Possible problems when implementing OKRs
Every time I tried using the OKRs I have encountered several barriers:
- The organization needs to somehow set targets to employees as a way to distribute the annual bonuses.
- Employees stop being ambitious and set vague goals.
- Many of the employees started misrepresenting information because they would otherwise lose their annual bonus or a large part of it.
- Set goals that are not related to the organization’s goals.
- The objectives were set by the senior managers of the organisation and often did not motivate people, but simply generated stress and tension.
- People were asked to set goals but nobody knew what an okr meant.
- Employees didn’t know how to set metrics, and sometimes metrics were objectives.
- In a great majority the purpose of what we do this was lost.
- There was no inspection and adaptation of the okrs.

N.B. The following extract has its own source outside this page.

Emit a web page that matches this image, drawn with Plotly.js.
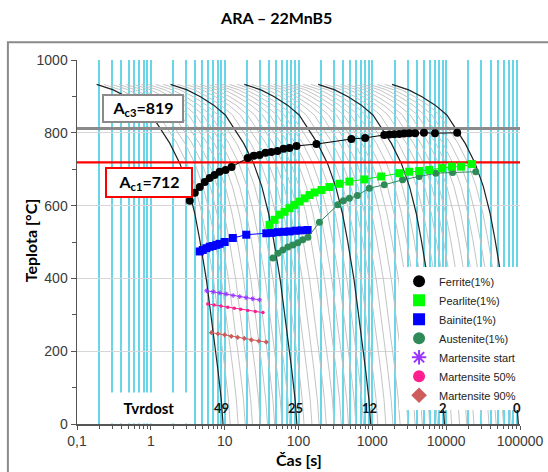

- The okrs are not transparent to the rest of the people.
Conclusion
OKRs can help organizations to align teams in an organization, help them in the development of people’s competencies, motivate individuals, as well as boost self-organization. But this is not an easy task, it implies a cultural and structural change of the organization. In addition to looking for other approaches to how we can reward people for their behaviors and not for the results, in addition to avoiding using okrs to measure people’s performance.